Selasa, 25 Februari 2020

I want to write this -A Story

I want to write this. Tell you a little bit why I become less care.
I had a friend from high school, we go to the same university, and sometimes still in touch at marketplace even we in a different city.

I know he has a crush back in high school, and somehow become her boyfriend. He really likes her, his first girlfriend from what I know. But after we graduated from high school, they broke up because he stayed in town and she moved to better college in another city. Long distance relationship is not for everyone, mostly. Besides, we just kids back then, what do we know about the relationship. Its normal story right.

Time past, I think he is moving on. Surely, he gets another girlfriend but she look lot alike his ex. I thought it was just his type. I know she is a beautiful nice girl. And they together since second semester, and in my opinion they cute together.

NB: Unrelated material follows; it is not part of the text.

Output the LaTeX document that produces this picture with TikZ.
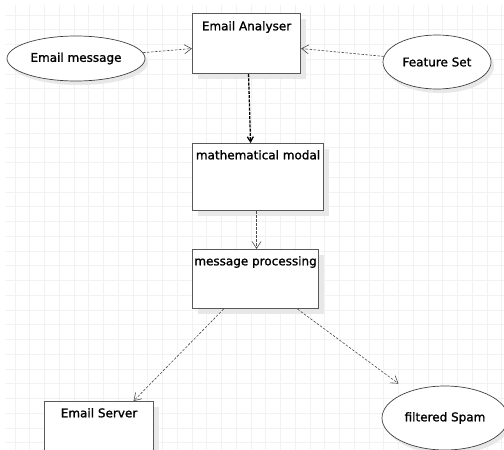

Until one day in work. He calls me, of course I don't remember all the details, but it's pretty much like this.
Bro "Hy what's up Dan, long time no see"
Dan "Hey Bro, it's fine here. 

B: Halo Dan, apa kabar lu, udah lama banget nggak ngobrol.
D: Halo Bro, iya kan lu yang sibuk banget ya kayaknya.

B: Hahhaha, masak iya si. kayaknya lu juga sibuk deh. aman kerjaan?
D: Alah, sok nanyain kerjaan. Pas gw d tangerang nggak dateng Lu. Ada apa lu tumben ni?
B: Masih bahas itu aja lo gak lupa2 kayak cewek. kan udah pernah kita bahas kan ini.
D: Iye iye, jadi ada apa ni. cerita2 geh.

B: Jadi gini, kemaren gw ketemu S. dia disini sekarang.
D: Tunggu, S dari SMA? bukannya lo masih sama K ya?
B: Iya lah siapa lagi emang. masih sama K kok gw. tapi kan dia cinta pertama gw Bro, masih inget waktu gw sama2 dia. Dia jomblo juga kemaren dia cerita.
D: Kok gw nggak nyambung si, terus kenapa?

B: Iya kayaknya gw masih suka deh sama dia Bro.
D: Waduh, enak ya jadi lo, banyak yg suka tinggal milih aja. tapi kan lu sama K sekarang bro, udah 5 tahun ya. 
B: Kam kam, bukan gitu juga ya. kemaren kami ngopi2 sambil cerita gitu, asik banget ngobrol sama dia setelah sekian lama. asik banget gw sama dia.
D: Iya pasti asik si bro ngobrol sama cinta pertama.
B: Iya dia nggak pernah ngeselin gw dari dulu. kayaknya gw mau sama dia lagi deh Dan.
D: what? kok bisa lu ngomong gitu bro. kalo K tau gimana coba.
B: iya si, tapi ini orang pertama yg gw suka lho dan. kayaknya juga K udah bosen juga sama gw.
D: ah masak si, lu apa K yg bosen Bro?

B: Ish, kok lu malah gitu si Dan, bukan suport gw
D: lah emang gw ngomong apaan si bro. kan gw temen kalian, gw mau yg baik buat kalian dong.
B: Jadi kata lu, gw harus tetep sama K nih? oke deh.
D: Iya, gitu si kalo gw mah ya. lagian kan lu nggak akan inget gimana ngeselinnya S, karena sekarang yg lu pinginin cuman muasin rasa penasaran lu.
B: Iye bawel. (and he hang up, shit guess I made a mistake)

And apparently yes, I made mistakes. we never talk ever since. That bastard also talk to S what I told him, and she hates me. Finally, B and K broke up just before their 6th dating anniversary, and I guess they don't like me anymore either. I'm feel like become part of some collateral damage, and I'm not really there. So much wrong with kids my day, on this day. Sh.

So you see, I messed with someone's life, even with my good intention. I know it's not all my fault, but maybe I'm part of it. The point is, I don't want to mess with someone's life anymore. I just withdraw myself from anyone life and want to enjoy my life.